== WHAT YOU WILL DO ==
From the listing below, extract each entry exactly as written, minus the images.

++++++

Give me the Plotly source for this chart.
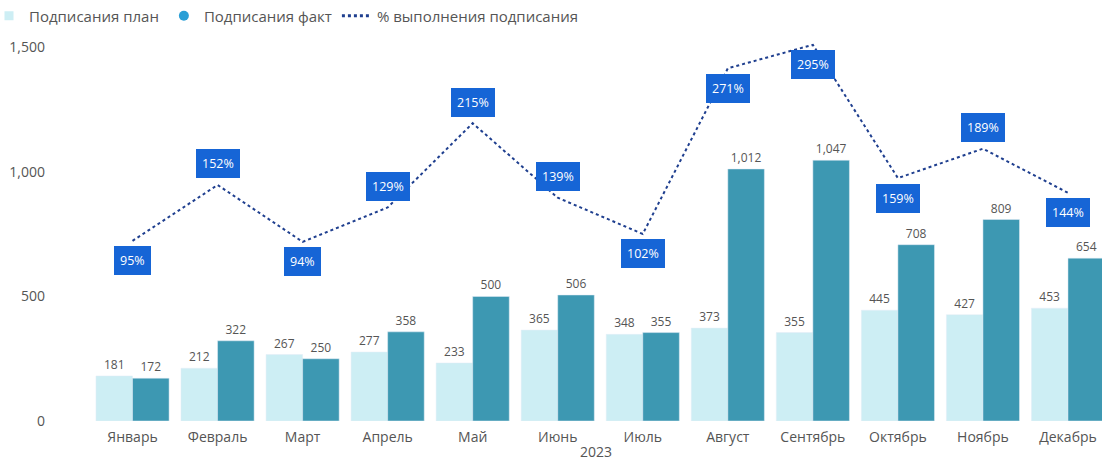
import plotly.graph_objects as go

months = ["Январь", "Февраль", "Март", "Апрель", "Май", "Июнь", "Июль",
          "Август", "Сентябрь", "Октябрь", "Ноябрь", "Декабрь"]
plan = [181, 212, 267, 277, 233, 365, 348, 373, 355, 445, 427, 453]
fact = [172, 322, 250, 358, 500, 506, 355, 1012, 1047, 708, 809, 654]
pct = [0.95, 1.52, 0.94, 1.29, 2.15, 1.39, 1.02, 2.71, 2.95, 1.59, 1.89, 1.44]
pct_label_side = ["below", "above", "below", "above", "above", "above",
                  "below", "below", "below", "below", "above", "below"]
y_ticks = [0, 500, 1000, 1500]

FONT = "Open Sans"
GREY = "#555555"
PLAN_COLOR = "#cdeef4"
FACT_COLOR = "#3d98b2"
LINE_COLOR = "#1f3f8f"
BOX_COLOR = "#1665d6"

fig = go.Figure()
fig.add_trace(go.Bar(
    x=months, y=plan, name="Подписания план", showlegend=False,
    marker=dict(color=PLAN_COLOR),
    text=[f"{v:,}" for v in plan], textposition="outside",
    textfont=dict(size=12, color=GREY, family=FONT), cliponaxis=False,
))
fig.add_trace(go.Bar(
    x=months, y=fact, name="Подписания факт", showlegend=False,
    marker=dict(color=FACT_COLOR),
    text=[f"{v:,}" for v in fact], textposition="outside",
    textfont=dict(size=12, color=GREY, family=FONT), cliponaxis=False,
))
fig.add_trace(go.Scatter(
    x=months, y=pct, name="% выполнения подписания", yaxis="y2",
    mode="lines", line=dict(color=LINE_COLOR, width=2, dash="dot"),
    showlegend=False,
))
# legend entries (symbols as in the reference)
fig.add_trace(go.Scatter(x=[None], y=[None], mode="markers", name="Подписания план",
                         marker=dict(symbol="square", size=9, color=PLAN_COLOR)))
fig.add_trace(go.Scatter(x=[None], y=[None], mode="markers", name="Подписания факт",
                         marker=dict(symbol="circle", size=10, color="#2a9fd6")))
fig.add_trace(go.Scatter(x=[None], y=[None], mode="lines", name="% выполнения подписания",
                         line=dict(color=LINE_COLOR, width=3, dash="dot")))

for m, p, side in zip(months, pct, pct_label_side):
    fig.add_annotation(
        x=m, y=p, xref="x", yref="y2", text=f"{round(p*100)}%",
        showarrow=False, yshift=21 if side == "above" else -20,
        font=dict(size=12.5, color="white", family=FONT),
        bgcolor=BOX_COLOR, bordercolor=BOX_COLOR, borderpad=5,
    )

fig.update_layout(
    width=1102, height=461,
    margin=dict(l=90, r=0, t=35, b=40, autoexpand=False),
    paper_bgcolor="white", plot_bgcolor="white",
    barmode="group", bargap=0.14, bargroupgap=0.0,
    font=dict(family=FONT, size=13, color=GREY),
    showlegend=True,
    legend=dict(orientation="h", x=-0.0998, xanchor="left", y=1.049, yanchor="middle",
                font=dict(size=15, color=GREY), itemwidth=30,
                traceorder="normal"),
    xaxis=dict(range=[-0.5, 11.4], showgrid=False, showline=False, ticks="",
               automargin=False, ticklabelstandoff=6,
               tickfont=dict(size=14, color=GREY),
               title=dict(text="2023", font=dict(size=14, color=GREY), standoff=4)),
    yaxis=dict(range=[0, 1550], tickvals=y_ticks, tickformat=",d",
               showgrid=False, zeroline=False, showline=False, ticks="",
               automargin=False,
               ticklabelstandoff=44, tickfont=dict(size=14, color=GREY)),
    yaxis2=dict(range=[-0.888, 3.05], overlaying="y", side="right",
                visible=False, showgrid=False),
)

fig.write_html("out.html", config={"displayModeBar": False},
               post_script="document.body.style.margin='0';")
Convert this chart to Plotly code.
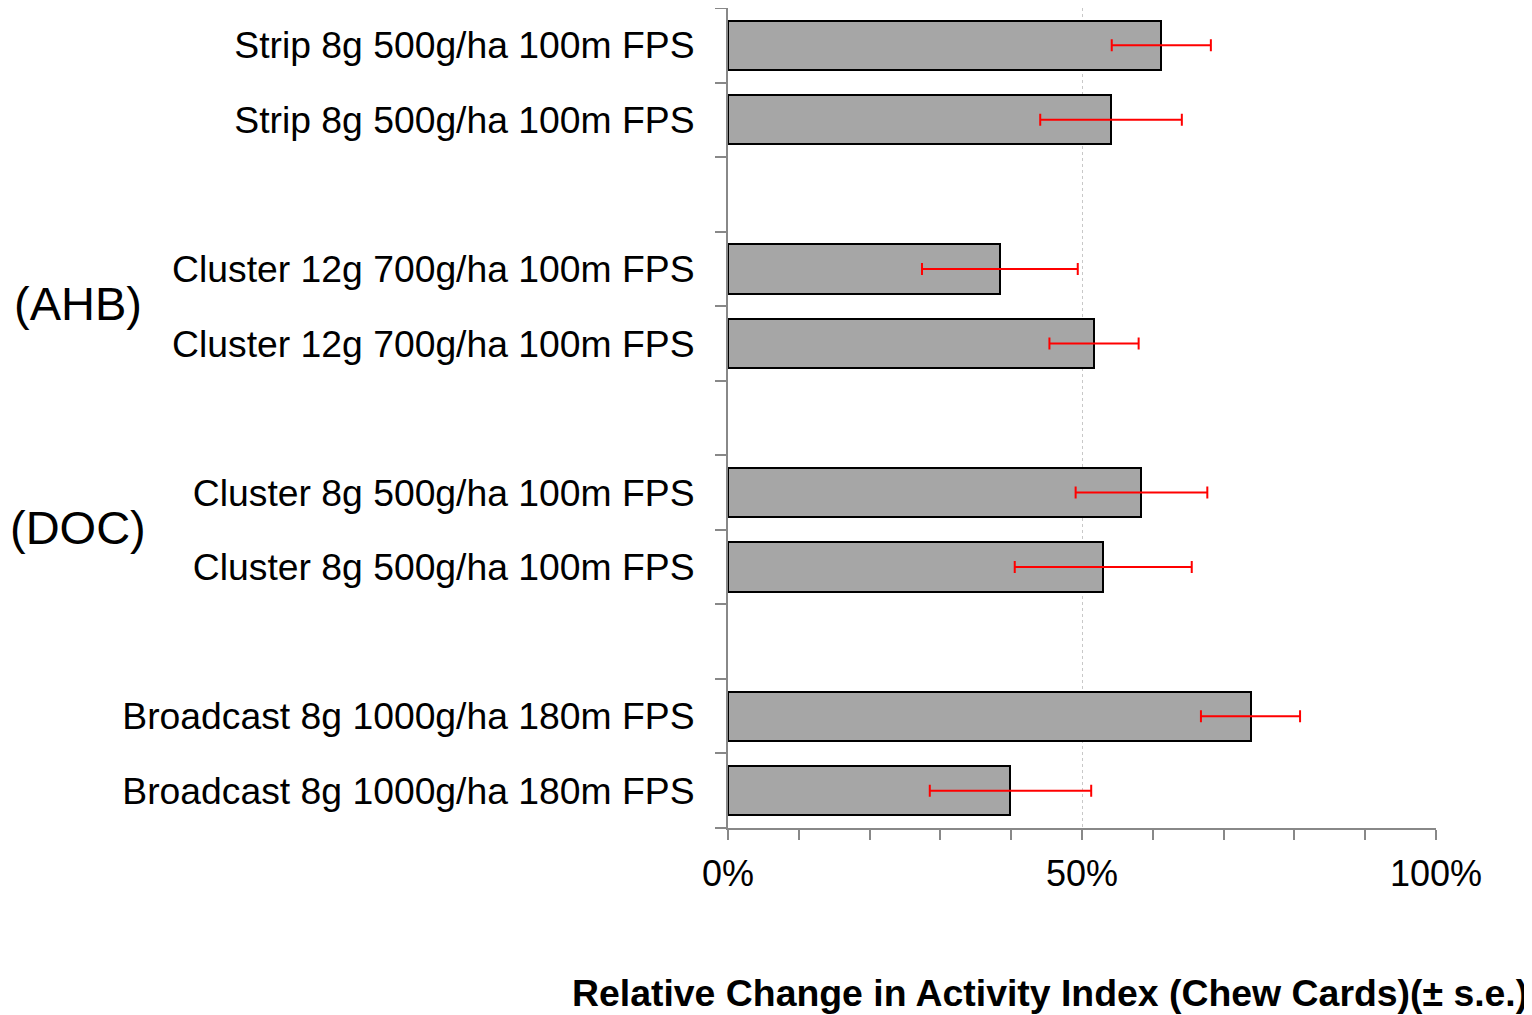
import plotly.graph_objects as go

# ---- data (top to bottom) ----
labels = [
    "Strip 8g 500g/ha 100m FPS",
    "Strip 8g 500g/ha 100m FPS",
    "Cluster 12g 700g/ha 100m FPS",
    "Cluster 12g 700g/ha 100m FPS",
    "Cluster 8g 500g/ha 100m FPS",
    "Cluster 8g 500g/ha 100m FPS",
    "Broadcast 8g 1000g/ha 180m FPS",
    "Broadcast 8g 1000g/ha 180m FPS",
]
values = [61.2, 54.1, 38.4, 51.7, 58.4, 53.0, 73.8, 39.9]
errors = [7.0, 10.0, 11.0, 6.3, 9.3, 12.5, 7.0, 11.4]
group_size = 2
side_labels = ["(AHB)", "(DOC)"]
side_label_groups = [1, 2]          # group index each side label sits beside
x_ticks = [0, 50, 100]
x_ticktext = ["0%", "50%", "100%"]
x_title = "Relative Change in Activity Index (Chew Cards)(± s.e.)"

# slot positions: groups of two bars separated by one empty slot
pos = [i + i // group_size for i in range(len(labels))]
n_slots = pos[-1] + 1
boundaries = [b - 0.5 for b in range(n_slots + 1)]

FONT = "Liberation Sans, Arial, sans-serif"
AXC = "#888888"

fig = go.Figure()
fig.add_trace(go.Bar(
    y=pos, x=values, orientation="h", width=0.66,
    marker=dict(color="#a6a6a6", line=dict(color="black", width=2)),
    error_x=dict(type="data", array=errors, visible=True,
                 color="red", thickness=2, width=6),
    showlegend=False,
))

# page body has an 8px default margin, so the figure is 8px smaller
fig.update_layout(
    width=1524, height=1007,
    margin=dict(l=720, r=96, t=0, b=187),
    paper_bgcolor="white", plot_bgcolor="white",
    font=dict(family=FONT, size=36, color="black"),
    xaxis=dict(
        range=[0, 100], tickvals=x_ticks, ticktext=x_ticktext,
        showgrid=True, gridcolor="#c8c8c8", griddash="dot", gridwidth=1,
        zeroline=False, showline=True, linecolor=AXC, linewidth=2,
        ticks="outside", ticklen=10, tickcolor=AXC, tickwidth=2,
        minor=dict(dtick=10, tick0=0, ticks="outside", ticklen=10,
                   tickcolor=AXC, tickwidth=1.5, showgrid=False),
        ticklabelstandoff=3,
        tickfont=dict(size=36),
    ),
    yaxis=dict(
        range=[n_slots - 0.5, -0.5], tickvals=pos, ticktext=labels,
        showgrid=False, zeroline=False, showline=True,
        linecolor=AXC, linewidth=2, ticks="",
        minor=dict(tickvals=boundaries, ticks="outside", ticklen=11,
                   tickcolor=AXC, tickwidth=2, showgrid=False),
        ticklabelstandoff=24,
        tickfont=dict(size=37.3),
    ),
    bargap=0,
)

for lab, g in zip(side_labels, side_label_groups):
    gpos = pos[g * group_size:(g + 1) * group_size]
    fig.add_annotation(
        text=lab, xref="paper", yref="y", x=-0.918,
        y=sum(gpos) / len(gpos) - 0.03, xanchor="center", yanchor="middle",
        showarrow=False, font=dict(family=FONT, size=47, color="black"),
    )

fig.add_annotation(
    text="<b>" + x_title + "</b>", xref="paper", yref="paper",
    x=0.4548, y=-0.2012, xanchor="center", yanchor="middle",
    showarrow=False, font=dict(family=FONT, size=37.4, color="black"),
)

fig.write_html("out.html")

++++++

== WORKED SOLUTION ==
Give me the Plotly source for this chart.
import plotly.graph_objects as go

months = ["Январь", "Февраль", "Март", "Апрель", "Май", "Июнь", "Июль",
          "Август", "Сентябрь", "Октябрь", "Ноябрь", "Декабрь"]
plan = [181, 212, 267, 277, 233, 365, 348, 373, 355, 445, 427, 453]
fact = [172, 322, 250, 358, 500, 506, 355, 1012, 1047, 708, 809, 654]
pct = [0.95, 1.52, 0.94, 1.29, 2.15, 1.39, 1.02, 2.71, 2.95, 1.59, 1.89, 1.44]
pct_label_side = ["below", "above", "below", "above", "above", "above",
                  "below", "below", "below", "below", "above", "below"]
y_ticks = [0, 500, 1000, 1500]

FONT = "Open Sans"
GREY = "#555555"
PLAN_COLOR = "#cdeef4"
FACT_COLOR = "#3d98b2"
LINE_COLOR = "#1f3f8f"
BOX_COLOR = "#1665d6"

fig = go.Figure()
fig.add_trace(go.Bar(
    x=months, y=plan, name="Подписания план", showlegend=False,
    marker=dict(color=PLAN_COLOR),
    text=[f"{v:,}" for v in plan], textposition="outside",
    textfont=dict(size=12, color=GREY, family=FONT), cliponaxis=False,
))
fig.add_trace(go.Bar(
    x=months, y=fact, name="Подписания факт", showlegend=False,
    marker=dict(color=FACT_COLOR),
    text=[f"{v:,}" for v in fact], textposition="outside",
    textfont=dict(size=12, color=GREY, family=FONT), cliponaxis=False,
))
fig.add_trace(go.Scatter(
    x=months, y=pct, name="% выполнения подписания", yaxis="y2",
    mode="lines", line=dict(color=LINE_COLOR, width=2, dash="dot"),
    showlegend=False,
))
# legend entries (symbols as in the reference)
fig.add_trace(go.Scatter(x=[None], y=[None], mode="markers", name="Подписания план",
                         marker=dict(symbol="square", size=9, color=PLAN_COLOR)))
fig.add_trace(go.Scatter(x=[None], y=[None], mode="markers", name="Подписания факт",
                         marker=dict(symbol="circle", size=10, color="#2a9fd6")))
fig.add_trace(go.Scatter(x=[None], y=[None], mode="lines", name="% выполнения подписания",
                         line=dict(color=LINE_COLOR, width=3, dash="dot")))

for m, p, side in zip(months, pct, pct_label_side):
    fig.add_annotation(
        x=m, y=p, xref="x", yref="y2", text=f"{round(p*100)}%",
        showarrow=False, yshift=21 if side == "above" else -20,
        font=dict(size=12.5, color="white", family=FONT),
        bgcolor=BOX_COLOR, bordercolor=BOX_COLOR, borderpad=5,
    )

fig.update_layout(
    width=1102, height=461,
    margin=dict(l=90, r=0, t=35, b=40, autoexpand=False),
    paper_bgcolor="white", plot_bgcolor="white",
    barmode="group", bargap=0.14, bargroupgap=0.0,
    font=dict(family=FONT, size=13, color=GREY),
    showlegend=True,
    legend=dict(orientation="h", x=-0.0998, xanchor="left", y=1.049, yanchor="middle",
                font=dict(size=15, color=GREY), itemwidth=30,
                traceorder="normal"),
    xaxis=dict(range=[-0.5, 11.4], showgrid=False, showline=False, ticks="",
               automargin=False, ticklabelstandoff=6,
               tickfont=dict(size=14, color=GREY),
               title=dict(text="2023", font=dict(size=14, color=GREY), standoff=4)),
    yaxis=dict(range=[0, 1550], tickvals=y_ticks, tickformat=",d",
               showgrid=False, zeroline=False, showline=False, ticks="",
               automargin=False,
               ticklabelstandoff=44, tickfont=dict(size=14, color=GREY)),
    yaxis2=dict(range=[-0.888, 3.05], overlaying="y", side="right",
                visible=False, showgrid=False),
)

fig.write_html("out.html", config={"displayModeBar": False},
               post_script="document.body.style.margin='0';")
Convert this chart to Plotly code.
import plotly.graph_objects as go

# ---- data (top to bottom) ----
labels = [
    "Strip 8g 500g/ha 100m FPS",
    "Strip 8g 500g/ha 100m FPS",
    "Cluster 12g 700g/ha 100m FPS",
    "Cluster 12g 700g/ha 100m FPS",
    "Cluster 8g 500g/ha 100m FPS",
    "Cluster 8g 500g/ha 100m FPS",
    "Broadcast 8g 1000g/ha 180m FPS",
    "Broadcast 8g 1000g/ha 180m FPS",
]
values = [61.2, 54.1, 38.4, 51.7, 58.4, 53.0, 73.8, 39.9]
errors = [7.0, 10.0, 11.0, 6.3, 9.3, 12.5, 7.0, 11.4]
group_size = 2
side_labels = ["(AHB)", "(DOC)"]
side_label_groups = [1, 2]          # group index each side label sits beside
x_ticks = [0, 50, 100]
x_ticktext = ["0%", "50%", "100%"]
x_title = "Relative Change in Activity Index (Chew Cards)(± s.e.)"

# slot positions: groups of two bars separated by one empty slot
pos = [i + i // group_size for i in range(len(labels))]
n_slots = pos[-1] + 1
boundaries = [b - 0.5 for b in range(n_slots + 1)]

FONT = "Liberation Sans, Arial, sans-serif"
AXC = "#888888"

fig = go.Figure()
fig.add_trace(go.Bar(
    y=pos, x=values, orientation="h", width=0.66,
    marker=dict(color="#a6a6a6", line=dict(color="black", width=2)),
    error_x=dict(type="data", array=errors, visible=True,
                 color="red", thickness=2, width=6),
    showlegend=False,
))

# page body has an 8px default margin, so the figure is 8px smaller
fig.update_layout(
    width=1524, height=1007,
    margin=dict(l=720, r=96, t=0, b=187),
    paper_bgcolor="white", plot_bgcolor="white",
    font=dict(family=FONT, size=36, color="black"),
    xaxis=dict(
        range=[0, 100], tickvals=x_ticks, ticktext=x_ticktext,
        showgrid=True, gridcolor="#c8c8c8", griddash="dot", gridwidth=1,
        zeroline=False, showline=True, linecolor=AXC, linewidth=2,
        ticks="outside", ticklen=10, tickcolor=AXC, tickwidth=2,
        minor=dict(dtick=10, tick0=0, ticks="outside", ticklen=10,
                   tickcolor=AXC, tickwidth=1.5, showgrid=False),
        ticklabelstandoff=3,
        tickfont=dict(size=36),
    ),
    yaxis=dict(
        range=[n_slots - 0.5, -0.5], tickvals=pos, ticktext=labels,
        showgrid=False, zeroline=False, showline=True,
        linecolor=AXC, linewidth=2, ticks="",
        minor=dict(tickvals=boundaries, ticks="outside", ticklen=11,
                   tickcolor=AXC, tickwidth=2, showgrid=False),
        ticklabelstandoff=24,
        tickfont=dict(size=37.3),
    ),
    bargap=0,
)

for lab, g in zip(side_labels, side_label_groups):
    gpos = pos[g * group_size:(g + 1) * group_size]
    fig.add_annotation(
        text=lab, xref="paper", yref="y", x=-0.918,
        y=sum(gpos) / len(gpos) - 0.03, xanchor="center", yanchor="middle",
        showarrow=False, font=dict(family=FONT, size=47, color="black"),
    )

fig.add_annotation(
    text="<b>" + x_title + "</b>", xref="paper", yref="paper",
    x=0.4548, y=-0.2012, xanchor="center", yanchor="middle",
    showarrow=False, font=dict(family=FONT, size=37.4, color="black"),
)

fig.write_html("out.html")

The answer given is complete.